When a person is arrested and charged with a crime, they are typically held in jail until their court date. However, the legal system allows for an accused person to post bail, a monetary assurance to the court that the defendant will return for their scheduled court dates.

If the defendant cannot afford to post the full bail amount, a bail bond service can be an option. Understanding how bail bond services work, particularly in relation to fees and collateral, is crucial in making informed decisions. 

What are Bail Bonds Services?

Bail bond services, also known as bail bondsmen, act as sureties and post bail on behalf of defendants who cannot afford to pay the bail amount in full. In essence, they provide a loan for the bail amount, guaranteeing that the defendant will appear in court.

Bail Bond Fees

  • Fees: The fee for a bail bond service is typically a percentage of the total bail amount, usually 10-15% depending on state regulations. This fee is non-refundable, even if the case is dismissed after the defendant posts bail. For example, if the court sets bail at $10,000, and the bail bondsman's fee is 10%, the defendant (or someone on their behalf) would need to pay the bail bondsman $1,000 to post bail. The bail bondsman would then give the court a bond for the full bail amount, guaranteeing the defendant's appearance at all required court dates.

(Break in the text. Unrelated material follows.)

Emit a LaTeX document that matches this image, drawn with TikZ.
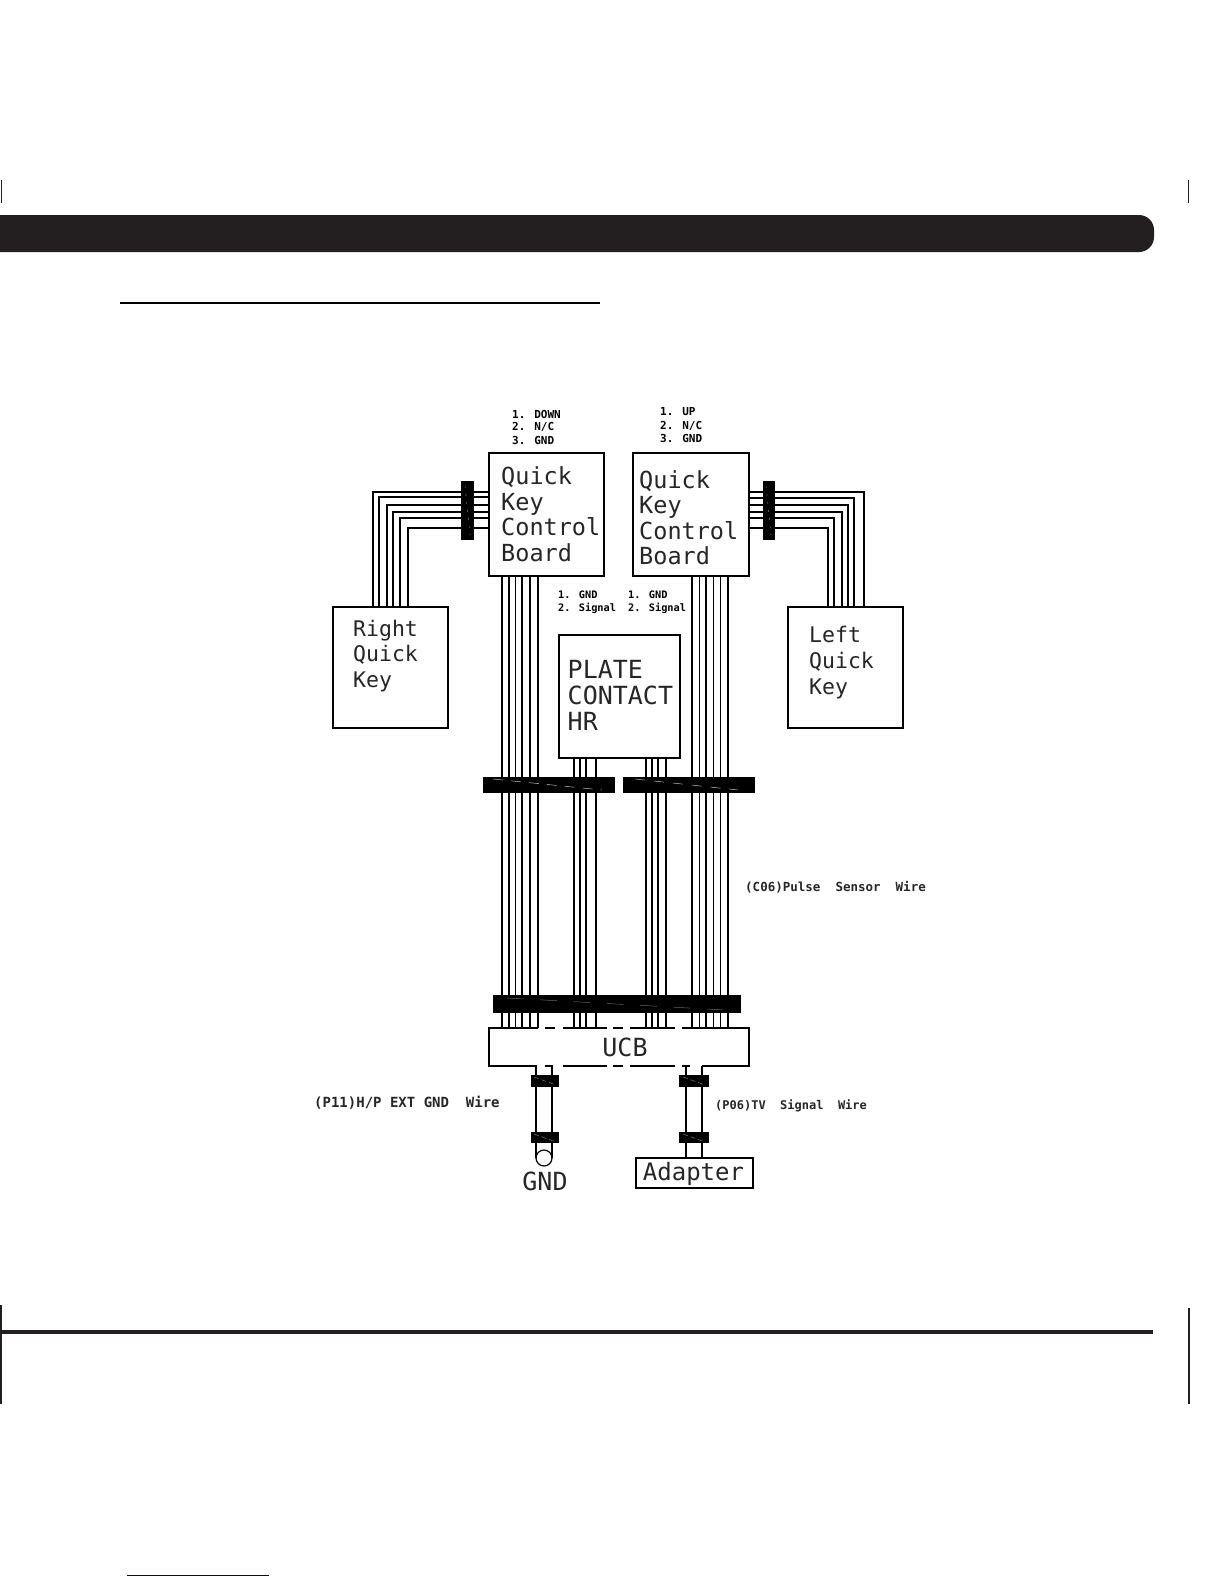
\documentclass[tikz,border=0pt]{standalone}
\usepackage{fontspec}
\setmainfont{DejaVu Sans Mono}
\newcommand{\fsz}[1]{\fontsize{#1}{#1}\selectfont}
\definecolor{inkbar}{HTML}{231F20}
\tikzset{
  boxline/.style={draw=black,line width=1.6pt},
  blockbox/.style={boxline,rectangle,inner sep=0pt,outer sep=0pt,fill=white},
  wire/.style={draw=black,line width=1.7pt},
  clamp/.style={fill=black,draw=none,rectangle,inner sep=0pt,outer sep=0pt},
  clampmark/.style={draw=black!50,line width=.5pt},
  bigtext/.style={anchor=base west,inner sep=0pt,text=black!85,font=\fsz{23.5}},
  sidetext/.style={anchor=base west,inner sep=0pt,text=black!85,font=\fsz{21.5}},
  platetext/.style={anchor=base west,inner sep=0pt,text=black!85,font=\fsz{25}},
  solotext/.style={inner sep=0pt,text=black!85,font=\fsz{25}},
  pintext/.style={anchor=west,inner sep=0pt,font=\bfseries\fsz{11}},
  pinsmall/.style={anchor=west,inner sep=0pt,font=\bfseries\fsz{10.3}},
  wirelabel/.style={anchor=west,inner sep=0pt,text=black!85,font=\bfseries\fsz{12.5}},
  trim/.style={draw=inkbar,line cap=butt}
}
\begin{document}
\begin{tikzpicture}[x=1pt,y=-1pt]
\useasboundingbox (0,0) rectangle (1224,1584);
\fill[white] (0,0) rectangle (1224,1584);
% page furniture
\fill[inkbar] (0,215) [rounded corners=15pt] -- (1154,215) -- (1154,252) [sharp corners] -- (0,252) -- cycle;
\draw[trim,line width=1pt] (1.5,180) -- (1.5,203);
\draw[trim,line width=1pt] (1188.5,180) -- (1188.5,203);
\draw[black,line width=2pt] (120,302.7) -- (600,302.7);
\draw[trim,line width=4pt] (0,1332) -- (1153,1332);
\draw[trim,line width=2pt] (1,1305) -- (1,1404);
\draw[trim,line width=2pt] (1189,1308) -- (1189,1404);
\draw[blue!50!black,line width=1pt] (127,1575) -- (269,1575);

% blocks
\node[blockbox,minimum width=115pt,minimum height=123pt] (qka) at (546.5,514.5) {};
\node[blockbox,minimum width=115.5pt,minimum height=123pt] (qkb) at (691,514.5) {};
\node[blockbox,minimum width=115pt,minimum height=121pt] (rqk) at (390.5,667.5) {};
\node[blockbox,minimum width=115pt,minimum height=121pt] (lqk) at (845.5,667.5) {};
\node[blockbox,minimum width=121pt,minimum height=123pt] (plate) at (619.5,696.5) {};
\node[rectangle,inner sep=0pt,outer sep=0pt,minimum width=260pt,minimum height=38pt] (ucb) at (619,1047) {};
\node[blockbox,minimum width=117pt,minimum height=30pt] (adapter) at (694.5,1173) {};
\node[circle,draw=black,line width=1.2pt,fill=white,inner sep=0pt,minimum size=16pt] (gndc) at (544,1158) {};

% side harnesses
\foreach \i/\x/\y in {1/373/492,2/379/497,3/387/505,4/393/512,5/400/518,6/408/528}{
  \coordinate (lx\i) at (\x,\y);
  \draw[wire] (lx\i -| qka.west) -- (lx\i) -- (lx\i |- rqk.north);
}
\foreach \i/\x/\y in {1/864/492,2/854/498,3/848/505,4/842/512,5/834/518,6/828/528}{
  \coordinate (rx\i) at (\x,\y);
  \draw[wire] (rx\i -| qkb.east) -- (rx\i) -- (rx\i |- lqk.north);
}
% long wires
\foreach \i/\x in {1/502,2/509,3/515.5,4/522,5/530,6/538}{
  \coordinate (da\i) at (\x,0);
  \draw[wire] (da\i |- qka.south) -- (da\i |- ucb.north);
}
\foreach \i/\x in {1/692,2/699.5,3/706,4/713.5,5/720.5,6/728}{
  \coordinate (db\i) at (\x,0);
  \draw[wire] (db\i |- qkb.south) -- (db\i |- ucb.north);
}
\foreach \i/\x in {1/574,2/580,3/586,4/596,5/646,6/652,7/658,8/666}{
  \coordinate (dp\i) at (\x,0);
  \draw[wire] (dp\i |- plate.south) -- (dp\i |- ucb.north);
}
% lower wires
\foreach \i/\x in {1/536,2/552}{
  \coordinate (dg\i) at (\x,0);
  \draw[wire] (dg\i |- ucb.south) -- (dg\i |- gndc.center);
}
\foreach \i/\x in {1/686,2/702}{
  \coordinate (dt\i) at (\x,0);
  \draw[wire] (dt\i |- ucb.south) -- (dt\i |- adapter.north);
}

% UCB outline with its broken edges
\draw[boxline] (538,1028) -- (489,1028) -- (489,1066) -- (537,1066);
\draw[boxline] (692,1028) -- (749,1028) -- (749,1066) -- (702,1066);
\draw[boxline] (545,1028) -- (555,1028) (563,1028) -- (607,1028) (613,1028) -- (623,1028) (630,1028) -- (675,1028) (682,1028) -- (692,1028);
\draw[boxline] (545,1066) -- (553,1066) (563,1066) -- (607,1066) (613,1066) -- (623,1066) (630,1066) -- (675,1066) (682,1066) -- (690,1066);

% clamps
\node[clamp,minimum width=13pt,minimum height=59pt] (csl) at (467.5,510.5) {};
\node[clamp,minimum width=12pt,minimum height=59pt] (csr) at (769,510.5) {};
\node[clamp,minimum width=132pt,minimum height=16pt] (cml) at (549,785) {};
\node[clamp,minimum width=132pt,minimum height=16pt] (cmr) at (689,785) {};
\node[clamp,minimum width=248pt,minimum height=18pt] (cbig) at (617,1004) {};
\node[clamp,minimum width=28pt,minimum height=12pt] (cg1) at (545,1081) {};
\node[clamp,minimum width=28pt,minimum height=11pt] (cg2) at (545,1137.5) {};
\node[clamp,minimum width=30pt,minimum height=12pt] (ct1) at (694,1081) {};
\node[clamp,minimum width=30pt,minimum height=11pt] (ct2) at (694,1137.5) {};
% faint marks inside the clamps
\draw[clampmark,draw=black!25,dash pattern=on 10pt off 8pt] (493,779) -- (602,790);
\draw[clampmark,draw=black!25,dash pattern=on 10pt off 9pt] (635,779) -- (738,790);
\draw[clampmark,draw=black!60,dash pattern=on 17pt off 16.3pt] (507,998) -- (725,1010);
\draw[clampmark,dash pattern=on 5pt off 3pt] (534,1077) -- (556,1085);
\draw[clampmark,dash pattern=on 5pt off 3pt] (534,1134) -- (556,1142);
\draw[clampmark,dash pattern=on 5pt off 3pt] (683,1077) -- (705,1085);
\draw[clampmark,dash pattern=on 5pt off 3pt] (683,1134) -- (705,1142);
\draw[clampmark,dash pattern=on 2pt off 6pt] (465,486) -- (470,535);
\draw[clampmark,dash pattern=on 2pt off 6pt] (766,486) -- (771,535);

% block texts
\node[bigtext] (ta1) at (501,484) {Quick};
\node[bigtext] (ta2) at (501,510) {Key};
\node[bigtext] (ta3) at (501,535) {Control};
\node[bigtext] (ta4) at (501,561) {Board};
\node[bigtext] (tb1) at (639,488) {Quick};
\node[bigtext] (tb2) at (639,513) {Key};
\node[bigtext] (tb3) at (639,539) {Control};
\node[bigtext] (tb4) at (639,564) {Board};
\node[sidetext] (tr1) at (353,636) {Right};
\node[sidetext] (tr2) at (353,661) {Quick};
\node[sidetext] (tr3) at (353,687) {Key};
\node[sidetext] (tl1) at (809,642) {Left};
\node[sidetext] (tl2) at (809,668) {Quick};
\node[sidetext] (tl3) at (809,694) {Key};
\node[platetext] (tp1) at (567.5,678) {PLATE};
\node[platetext] (tp2) at (567.5,704) {CONTACT};
\node[platetext] (tp3) at (567.5,730) {HR};
\node[solotext] (tucb) at (625,1047) {UCB};
\node[solotext] (tgnd) at (545,1181) {GND};
\node[solotext,font=\fsz{24}] (tadp) at (693.5,1174) {Adapter};

% pin lists
\node[pintext] (pa1) at (512,414) {1. DOWN};
\node[pintext] (pa2) at (512,427) {2. N/C};
\node[pintext] (pa3) at (512,440) {3. GND};
\node[pintext] (pb1) at (660,412) {1. UP};
\node[pintext] (pb2) at (660,426) {2. N/C};
\node[pintext] (pb3) at (660,438) {3. GND};
\node[pinsmall] (pc1) at (558,595) {1. GND};
\node[pinsmall] (pc2) at (558,608) {2. Signal};
\node[pinsmall] (pd1) at (628,595) {1. GND};
\node[pinsmall] (pd2) at (628,608) {2. Signal};

% wire labels
\node[wirelabel] (lc) at (745,887) {(C06)Pulse~~Sensor~~Wire};
\node[wirelabel,font=\bfseries\fsz{12}] (lp) at (715,1106) {(P06)TV~~Signal~~Wire};
\node[wirelabel,font=\bfseries\fsz{14}] (lh) at (314,1103) {(P11)H/P EXT GND~~Wire};
\end{tikzpicture}
\end{document}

In addition to the bail bond fee, the bail bondsman may require collateral. Collateral is something of value that the bail bondsman holds as a kind of insurance policy. If the defendant fails to appear in court, the bail bondsman can cash in the collateral to cover the forfeited bail.

  • Collateral can take many forms, including real estate, cars, jewelry, stocks, or any other assets of value. The exact type of collateral accepted will vary depending on the bail bond service. In some cases, the signature of a financially capable friend or family member can serve as collateral.

Once the court case is resolved, the collateral is returned to the person who provided it, assuming the defendant has made all necessary court appearances. However, if the defendant fails to appear, the bail bondsman can legally collect the collateral.

Making an Informed Decision

Choosing to use a bail bond service should not be taken lightly. It's important to understand the financial obligations and potential risks. Consider seeking advice from a legal professional before making this decision. Furthermore, ensure that the bail bond service is licensed and has a good reputation.

Bail bond services can provide a lifeline for those who cannot afford to pay their full bail amount. However, understanding the fees and the role of collateral in the bail bond process is crucial to navigating this aspect of the legal system effectively and responsibly.